The trick is knowing what lure to use. I myself use a wacko worm. Not the wacky worm though.


----------



## blindkiller85 (Jan 8, 2011)

lohachata said:


> that's it !!!!! i am coming to florida and am making you take me bass fishing...
> how's that show off....lol
> beautiful fish kid....


Thanks loha! Wouldn't be a problem with me. Well, as soon as I get my bass boat back so I can get on a big lake. Which is sadly right now is the best time for big bass. 

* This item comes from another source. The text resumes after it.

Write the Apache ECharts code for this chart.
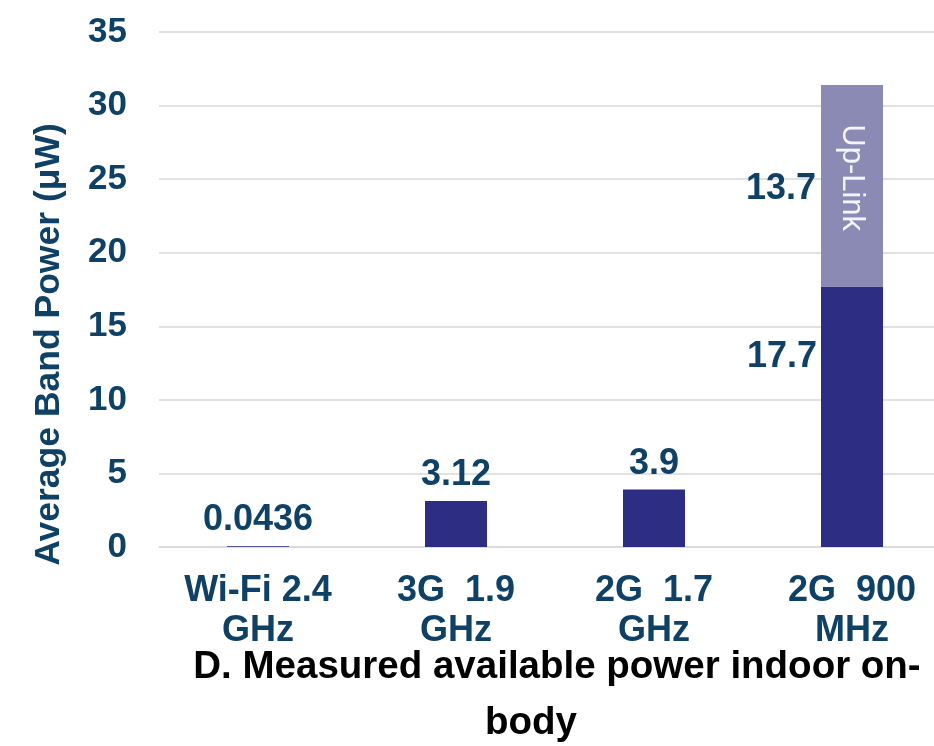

I only have a few pieces in my box compared to most bass fanatics. But I've found what works for all the lakes that I like to fish and have easy access to within about 5-7 miles. In Central florida, that's on the low end of 30 lakes lol. My always go to bait is speed worms. Magnum speed worms once I've gotten a good feel for the lake because they are more expensive. Post spawn spring to summer is great for super flukes, because the bass are in lillies, bring some heavy braid! After that, I have a few rapalas (I think 8 or so) at different depths and action, one spinner bait and a few different sized swim baits that mimic fish.


----------



## Pareeeee (Jan 22, 2005)

Great catches! I love fishing. Can't wait to go once the snow melts! I think my biggest fish was a walleye. I don't have the best luck with bass.

I used those realistic frog lures one time, boy do the fish *love* those!


----------



## locolobo (Mar 21, 2014)

Thought I'd keep this thread going though it's getting later in the year. Not much freshwater fishing going on here. Haven't even been out much this year myself. Seem to be spending too much time @ work. Was gonna go this morning but on priming the fuel to the outboard I found a leak. Fuel filter housing on side of the motor. Went back home and back to bed!


----------